IV - Promover o bem de todos, sem preconceitos de origem, raça,

sexo, cor, idade e quaisquer outras formas de discriminação.

Sendo assim, toda e qualquer ação de política de saneamento deve levar em consideração a promoção da igualdade de status social. Todo é qualquer recurso destinado ao saneamento básico deve levar em consideração a superação das condições precárias de salubridade ambiental. Portanto o foco do saneamento deve ser as áreas mais carentes, aquelas onde os índices de saneamento são os mais baixos e não áreas as áreas mais ricas, predominantemente ocupadas por brancos.

A luta pela igualdade de direitos, pela igualdade racial deve partir de um princípio que tem como propósito a eliminação de processos de marginalização social do povo preto. Quando se destina grandes volumes de recursos em áreas da cidade com infraestrutura já consolidada e ignora áreas periféricas, áreas conhecidamente deficitárias, reforça o grau de marginalização dessas áreas da cidade, bem como reflete o grau de racismo estrutural presente nessa tomada de decisão.

Cabe ao Estado e não a iniciativa privada promover as transformações sociais. É a partir de políticas públicas que grupos sociais racializados são incluídos em ações de promoção à superação de suas condições de vida humilhantes. Não é pela iniciativa privada que virá o milagre da igualdade racial. Pelo contrário.
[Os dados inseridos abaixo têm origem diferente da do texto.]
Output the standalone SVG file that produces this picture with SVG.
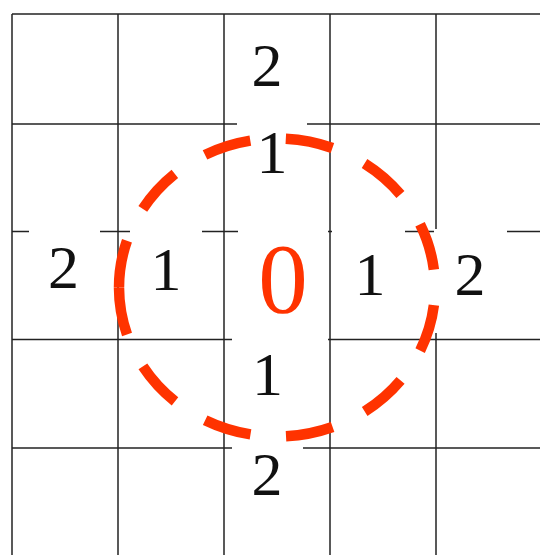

No atual estágio do capitalismo, a interferência do neoliberalismo nas políticas publica tem aumentado significativamente, gerando retrocesso civilizacional e aprofundando as desigualdades.
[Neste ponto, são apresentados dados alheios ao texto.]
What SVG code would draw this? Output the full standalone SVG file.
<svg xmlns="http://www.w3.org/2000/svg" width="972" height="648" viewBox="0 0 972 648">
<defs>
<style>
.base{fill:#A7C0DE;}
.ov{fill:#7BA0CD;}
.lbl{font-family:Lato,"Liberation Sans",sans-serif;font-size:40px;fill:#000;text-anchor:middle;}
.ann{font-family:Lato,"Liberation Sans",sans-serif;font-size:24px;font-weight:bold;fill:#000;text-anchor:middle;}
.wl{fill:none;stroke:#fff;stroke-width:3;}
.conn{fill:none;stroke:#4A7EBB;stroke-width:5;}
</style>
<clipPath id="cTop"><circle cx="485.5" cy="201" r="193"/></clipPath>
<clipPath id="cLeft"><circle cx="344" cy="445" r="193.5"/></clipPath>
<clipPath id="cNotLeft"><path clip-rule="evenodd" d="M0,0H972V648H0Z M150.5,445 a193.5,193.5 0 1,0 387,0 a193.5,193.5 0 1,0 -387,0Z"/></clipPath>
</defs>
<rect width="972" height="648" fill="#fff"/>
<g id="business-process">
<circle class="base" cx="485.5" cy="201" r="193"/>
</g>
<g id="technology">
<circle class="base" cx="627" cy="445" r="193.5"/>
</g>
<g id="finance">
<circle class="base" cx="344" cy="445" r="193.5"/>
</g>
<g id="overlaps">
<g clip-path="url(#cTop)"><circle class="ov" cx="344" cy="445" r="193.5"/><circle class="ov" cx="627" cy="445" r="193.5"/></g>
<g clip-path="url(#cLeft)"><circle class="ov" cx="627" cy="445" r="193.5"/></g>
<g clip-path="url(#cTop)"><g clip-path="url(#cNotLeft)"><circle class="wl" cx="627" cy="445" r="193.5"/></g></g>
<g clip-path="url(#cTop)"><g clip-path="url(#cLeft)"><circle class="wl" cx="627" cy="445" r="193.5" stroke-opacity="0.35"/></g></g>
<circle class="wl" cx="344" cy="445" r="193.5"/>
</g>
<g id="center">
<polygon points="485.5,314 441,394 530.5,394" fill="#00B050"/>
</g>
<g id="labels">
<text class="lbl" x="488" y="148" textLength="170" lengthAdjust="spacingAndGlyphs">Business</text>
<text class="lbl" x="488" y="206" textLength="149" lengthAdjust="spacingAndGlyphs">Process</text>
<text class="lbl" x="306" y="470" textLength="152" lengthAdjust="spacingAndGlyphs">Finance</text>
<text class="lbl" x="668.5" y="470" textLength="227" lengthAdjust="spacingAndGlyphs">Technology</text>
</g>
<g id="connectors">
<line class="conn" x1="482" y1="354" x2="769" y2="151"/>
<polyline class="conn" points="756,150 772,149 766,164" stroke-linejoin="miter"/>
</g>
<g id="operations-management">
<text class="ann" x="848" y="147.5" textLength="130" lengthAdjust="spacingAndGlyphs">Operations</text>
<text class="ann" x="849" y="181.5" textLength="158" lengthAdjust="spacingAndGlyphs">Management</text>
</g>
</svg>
Apoiar esse novo marco do saneamento é contribuir com políticas racistas, é contribuir com o a exclusão social do povo preto, é contribuir para agravar ainda mais a triste realidade do saneamento no Brasil.
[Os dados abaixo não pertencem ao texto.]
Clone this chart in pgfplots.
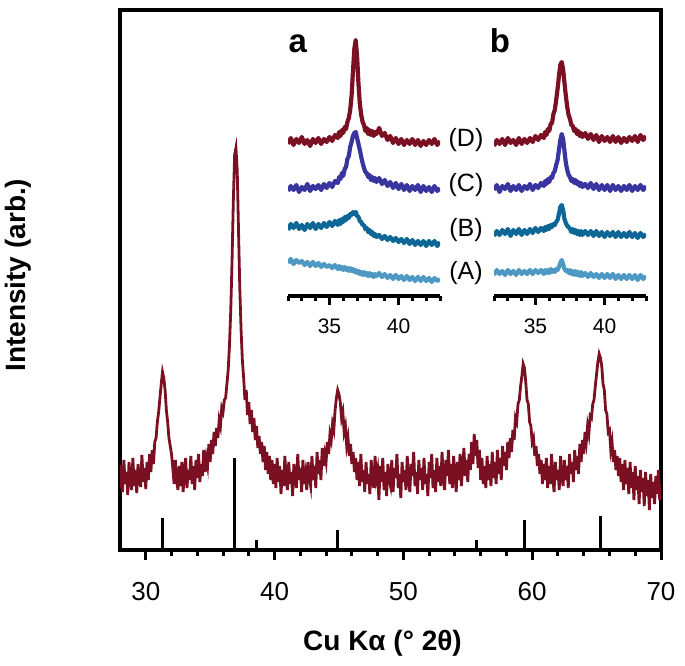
\documentclass[border=0pt]{standalone}
\usepackage{pgfplots}
\pgfplotsset{compat=1.18}
\usepackage{pgfplotstable}
\usepackage{fontspec}
\setmainfont{Liberation Sans}

\definecolor{cD}{RGB}{122,16,34}
\definecolor{cC}{RGB}{56,52,160}
\definecolor{cB}{RGB}{12,102,150}
\definecolor{cA}{RGB}{78,152,196}

% insets: x, then (D) (C) (B) (A) of panel a, then of panel b
\pgfplotstableread{
x    Da  Ca  Ba  Aa  Db  Cb  Bb  Ab
32.0 152 105 66 33 150 106 60 21
32.2 158 110 72 37 156 111 65 26
32.4 151 106 68 32 152 104 61 22
32.6 157 111 73 36 157 110 66 25
32.8 153 104 67 33 151 107 62 21
33.0 159 109 71 35 158 112 67 26
33.2 152 106 66 31 153 105 60 22
33.4 156 112 72 34 156 110 66 25
33.6 150 105 68 30 151 106 62 21
33.8 157 110 73 34 158 111 67 26
34.0 153 107 67 30 152 105 61 22
34.2 158 111 72 33 157 110 66 25
34.4 152 106 68 29 153 107 62 22
34.6 157 112 73 32 158 112 67 26
34.8 154 108 69 29 154 106 63 22
35.0 159 113 74 31 160 111 68 26
35.2 155 109 70 28 156 108 64 23
35.4 161 115 75 31 161 113 68 26
35.6 158 113 71 27 158 110 65 22
35.7 164 119 76 30 164 115 69 26
35.8 160 117 72 27 161 112 66 23
35.9 166 123 77 29 167 117 70 26
36.0 163 120 74 26 165 114 67 23
36.1 169 127 79 29 172 119 71 27
36.2 167 129 76 26 173 118 69 24
36.3 174 137 80 28 182 123 72 26
36.4 178 140 78 25 186 125 71 24
36.5 186 149 82 28 196 131 74 27
36.6 200 154 81 25 207 136 76 26
36.7 224 160 84 27 220 146 82 29
36.8 247 163 82 24 231 156 89 33
36.9 256 164 84 26 234 162 91 36
37.0 240 158 80 23 227 157 86 32
37.1 212 152 79 25 213 145 77 27
37.2 192 146 75 22 200 133 73 25
37.3 181 139 74 24 189 126 70 26
37.4 174 133 71 21 181 121 69 23
37.5 171 128 71 24 177 119 67 26
37.6 165 124 67 21 171 115 64 22
37.7 168 123 68 23 170 117 67 25
37.8 162 119 64 20 165 113 63 21
37.9 166 121 66 23 167 116 66 25
38.0 161 116 62 20 162 112 62 21
38.1 165 119 64 22 165 114 65 24
38.2 160 115 60 19 160 110 61 20
38.3 164 118 62 22 163 113 65 24
38.4 162 114 59 20 159 109 61 20
38.6 168 118 61 23 163 112 65 23
38.8 160 112 57 19 157 108 61 19
39.0 163 116 60 22 162 113 65 23
39.2 156 110 56 18 156 107 60 19
39.4 160 114 59 21 161 112 65 22
39.6 153 108 55 17 154 106 60 18
39.8 158 113 58 21 160 111 64 22
40.0 152 107 54 17 155 106 59 18
40.2 157 112 57 20 159 111 64 22
40.4 151 106 53 16 154 105 60 18
40.6 156 111 57 20 160 111 64 22
40.8 152 105 52 16 154 106 59 17
41.0 157 110 56 19 159 110 64 21
41.2 151 106 51 15 153 105 59 17
41.4 156 111 55 19 158 110 63 21
41.6 150 104 51 15 154 106 59 17
41.8 155 110 55 19 159 111 64 21
42.0 151 105 50 15 155 105 59 17
42.2 156 109 55 18 160 110 63 21
42.4 152 104 51 14 154 106 58 16
42.6 157 110 55 18 161 111 63 21
42.8 151 105 50 15 156 106 59 17
43.0 155 108 54 17 160 110 62 20
}\insets

\pgfplotsset{
  inset/.style={
    scale only axis, width=152pt, height=270pt,
    xmin=32, xmax=43, ymin=0, ymax=270,
    axis x line=bottom, axis y line=none,
    x axis line style={-, line width=3.4pt},
    xtick={35,40}, minor xtick={32,33,34,36,37,38,39,41,42,43},
    tick align=outside, tick style={black, line width=3pt},
    major tick length=9pt, minor tick length=5pt,
    xticklabel style={font=\fontsize{21}{21}\selectfont, yshift=-10pt},
    /pgf/number format/assume math mode=true,
    every axis plot/.append style={line width=4.2pt, no marks, line join=round},
  },
}

\begin{document}
\begin{tikzpicture}
\useasboundingbox (-120pt,-116pt) rectangle (565pt,550pt);
\begin{axis}[
  at={(0pt,0pt)}, anchor=south west,
  scale only axis, width=541pt, height=540pt,
  xmin=28, xmax=70, ymin=0, ymax=540,
  axis line style={line width=3.8pt},
  ytick=\empty,
  xtick={30,40,...,70}, minor x tick num=4,
  xtick pos=bottom, tick align=outside,
  tick style={black, line width=3pt},
  major tick length=10pt, minor tick length=6pt,
  xticklabel style={font=\fontsize{26}{26}\selectfont, yshift=-19pt},
  /pgf/number format/assume math mode=true,
  xlabel={\textbf{Cu Kα (° 2θ)}},
  xlabel style={font=\fontsize{28}{28}\selectfont, at={(axis description cs:0.5,0)}, anchor=center, yshift=-93pt, xshift=-8pt},
  ylabel={\textbf{Intensity (arb.)}},
  ylabel style={font=\fontsize{28}{28}\selectfont, at={(axis description cs:-0.1885,0.509)}, anchor=center},
]
\addplot[ycomb, black, line width=3pt, no marks] coordinates {
(31.3,32) (36.9,92) (38.6,10) (44.9,20) (55.7,10) (59.4,30) (65.3,34)};

\addplot[cD, line width=2.8pt, no marks] table {
28.0 62
28.1 85
28.2 58
28.3 90
28.4 66
28.5 78
28.6 55
28.7 88
28.8 70
28.9 60
29.0 92
29.1 64
29.2 80
29.3 57
29.4 86
29.5 72
29.6 63
29.7 95
29.8 68
29.9 82
30.0 61
30.1 88
30.2 70
30.3 96
30.4 78
30.5 100
30.6 86
30.7 108
30.8 112
30.9 128
31.0 138
31.1 152
31.2 166
31.3 178
31.4 172
31.5 160
31.6 140
31.7 128
31.8 112
31.9 104
32.0 96
32.1 82
32.2 66
32.3 90
32.4 70
32.5 60
32.6 84
32.7 64
32.8 88
32.9 58
33.0 78
33.1 92
33.2 62
33.3 80
33.4 70
33.5 94
33.6 66
33.7 84
33.8 60
33.9 90
34.0 72
34.1 96
34.2 68
34.3 86
34.4 74
34.5 100
34.6 78
34.7 92
34.8 84
34.9 106
35.0 88
35.1 110
35.2 96
35.3 118
35.4 104
35.5 122
35.6 112
35.7 130
35.8 124
35.9 142
36.0 138
36.1 150
36.2 152
36.3 166
36.4 180
36.5 205
36.6 240
36.7 290
36.8 350
36.9 395
37.0 402
37.1 380
37.2 320
37.3 262
37.4 220
37.5 190
37.6 172
37.7 150
37.8 160
37.9 135
38.0 148
38.1 126
38.2 140
38.3 118
38.4 132
38.5 110
38.6 124
38.7 102
38.8 114
38.9 96
39.0 108
39.1 88
39.2 104
39.3 80
39.4 98
39.5 76
39.6 94
39.7 70
39.8 90
39.9 66
40.0 86
40.1 62
40.2 92
40.3 68
40.4 84
40.5 56
40.6 80
40.7 64
40.8 94
40.9 70
41.0 60
41.1 88
41.2 66
41.3 78
41.4 54
41.5 86
41.6 72
41.7 62
41.8 96
41.9 70
42.0 82
42.1 58
42.2 90
42.3 66
42.4 76
42.5 60
42.6 88
42.7 72
42.8 64
42.9 94
43.0 70
43.1 84
43.2 62
43.3 98
43.4 76
43.5 90
43.6 70
43.7 102
43.8 84
43.9 96
44.0 88
44.1 108
44.2 96
44.3 116
44.4 110
44.5 126
44.6 120
44.7 140
44.8 152
44.9 160
45.0 156
45.1 148
45.2 132
45.3 138
45.4 118
45.5 124
45.6 104
45.7 112
45.8 94
45.9 106
46.0 86
46.1 98
46.2 78
46.3 92
46.4 70
46.5 88
46.6 64
46.7 96
46.8 68
46.9 80
47.0 58
47.1 88
47.2 66
47.3 76
47.4 56
47.5 90
47.6 70
47.7 62
47.8 94
47.9 72
48.0 80
48.1 50
48.2 84
48.3 68
48.4 92
48.5 60
48.6 78
48.7 54
48.8 86
48.9 70
49.0 64
49.1 90
49.2 58
49.3 82
49.4 72
49.5 96
49.6 62
49.7 76
49.8 52
49.9 88
50.0 68
50.1 80
50.2 60
50.3 94
50.4 70
50.5 58
50.6 86
50.7 74
50.8 98
50.9 64
51.0 78
51.1 56
51.2 90
51.3 70
51.4 82
51.5 60
51.6 92
51.7 66
51.8 76
51.9 54
52.0 88
52.1 72
52.2 96
52.3 62
52.4 80
52.5 58
52.6 92
52.7 68
52.8 84
52.9 64
53.0 98
53.1 72
53.2 60
53.3 90
53.4 74
53.5 100
53.6 66
53.7 86
53.8 62
53.9 94
54.0 76
54.1 58
54.2 88
54.3 70
54.4 96
54.5 64
54.6 82
54.7 102
54.8 74
54.9 90
55.0 68
55.1 96
55.2 80
55.3 108
55.4 86
55.5 116
55.6 94
55.7 110
55.8 82
55.9 100
56.0 70
56.1 92
56.2 66
56.3 84
56.4 62
56.5 94
56.6 70
56.7 86
56.8 64
56.9 98
57.0 72
57.1 88
57.2 66
57.3 100
57.4 76
57.5 92
57.6 70
57.7 104
57.8 84
57.9 98
58.0 80
58.1 108
58.2 92
58.3 112
58.4 98
58.5 120
58.6 110
58.7 132
58.8 128
58.9 146
59.0 150
59.1 164
59.2 174
59.3 186
59.4 182
59.5 168
59.6 150
59.7 146
59.8 128
59.9 124
60.0 108
60.1 112
60.2 94
60.3 104
60.4 84
60.5 96
60.6 76
60.7 90
60.8 66
60.9 86
61.0 70
61.1 92
61.2 62
61.3 84
61.4 66
61.5 96
61.6 72
61.7 58
61.8 88
61.9 70
62.0 80
62.1 60
62.2 94
62.3 74
62.4 64
62.5 90
62.6 70
62.7 84
62.8 62
62.9 96
63.0 76
63.1 88
63.2 68
63.3 100
63.4 80
63.5 94
63.6 76
63.7 106
63.8 88
63.9 110
64.0 96
64.1 118
64.2 108
64.3 124
64.4 116
64.5 134
64.6 132
64.7 146
64.8 150
64.9 164
65.0 176
65.1 188
65.2 196
65.3 192
65.4 184
65.5 166
65.6 160
65.7 140
65.8 136
65.9 118
66.0 120
66.1 100
66.2 108
66.3 88
66.4 100
66.5 80
66.6 94
66.7 74
66.8 92
66.9 68
67.0 86
67.1 60
67.2 90
67.3 66
67.4 82
67.5 56
67.6 88
67.7 62
67.8 78
67.9 50
68.0 84
68.1 60
68.2 74
68.3 46
68.4 80
68.5 58
68.6 72
68.7 44
68.8 78
68.9 54
69.0 70
69.1 40
69.2 76
69.3 52
69.4 68
69.5 46
69.6 74
69.7 56
69.8 80
69.9 50
70.0 66
};

\node[font=\fontsize{33}{33}\selectfont\bfseries, anchor=base] at (axis cs:41.8,497) {a};
\node[font=\fontsize{33}{33}\selectfont\bfseries, anchor=base] at (axis cs:57.5,497) {b};
\node[font=\fontsize{25}{25}\selectfont] at (axis cs:54.86,410) {(D)};
\node[font=\fontsize{25}{25}\selectfont] at (axis cs:54.86,365) {(C)};
\node[font=\fontsize{25}{25}\selectfont] at (axis cs:54.86,320) {(B)};
\node[font=\fontsize{25}{25}\selectfont] at (axis cs:54.86,277) {(A)};
\end{axis}

\begin{axis}[inset, at={(168pt,254pt)}, anchor=south west]
\addplot[cA] table[x=x, y=Aa] {\insets};
\addplot[cB] table[x=x, y=Ba] {\insets};
\addplot[cC] table[x=x, y=Ca] {\insets};
\addplot[cD] table[x=x, y=Da] {\insets};
\end{axis}

\begin{axis}[inset, at={(374pt,254pt)}, anchor=south west]
\addplot[cA] table[x=x, y=Ab] {\insets};
\addplot[cB] table[x=x, y=Bb] {\insets};
\addplot[cC] table[x=x, y=Cb] {\insets};
\addplot[cD] table[x=x, y=Db] {\insets};
\end{axis}
\end{tikzpicture}
\end{document}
A classe média se engana ao achar que privatizar os serviços de saneamento irá melhorar a qualidade dos serviços. Ora vejamos. Como não será possível atender a todos, o número de usuários diminuirá, fazendo com que a tarifa, agora, seja rateada entre poucos. Além do que agravará a saúde da população carente elevando os gastos com saúde.

Não se pode negar que há uma dívida histórica do Estado para com a população negra. O Brasil escravizou os negros por 350 anos. Gerou riqueza para sua elite, para a nobreza e contribuiu para a acumulação primitiva do capital, o qual foi fundamental para a Revolução Industrial da Inglaterra. Com o fim da escravidão os ex-escravos foram abandonados a própria sorte. Esse descaso se reflete até hoje com as péssimas condições de salubridade vividas pelas periferias de todo o Brasil.

Ignorar essa história é pensar como branco. Homem branco meritocrata, que não consegue se livrar de um racismo estrutural que corrói sua alma. Quando falo branco não me refiro a todos os brancos, falo daqueles embevecidos de branquitude, de universalidade, de superioridade, que acredita numa supremacia racial e exercita todo ódio aos não brancos.

Não dá para ser antirracista e ser a favor da privatização do saneamento. Não basta dizer que não é racista e ser a favor do enfraquecimento do Estado. Combater o racismo institucional, o racismo estrutural é incompatível com o discurso liberal.

Fala que é um ativista antirracista, mas apóia e defende a intervenção privada em áreas estratégicas para a superação das desigualdades, como o saneamento básico, não dá né?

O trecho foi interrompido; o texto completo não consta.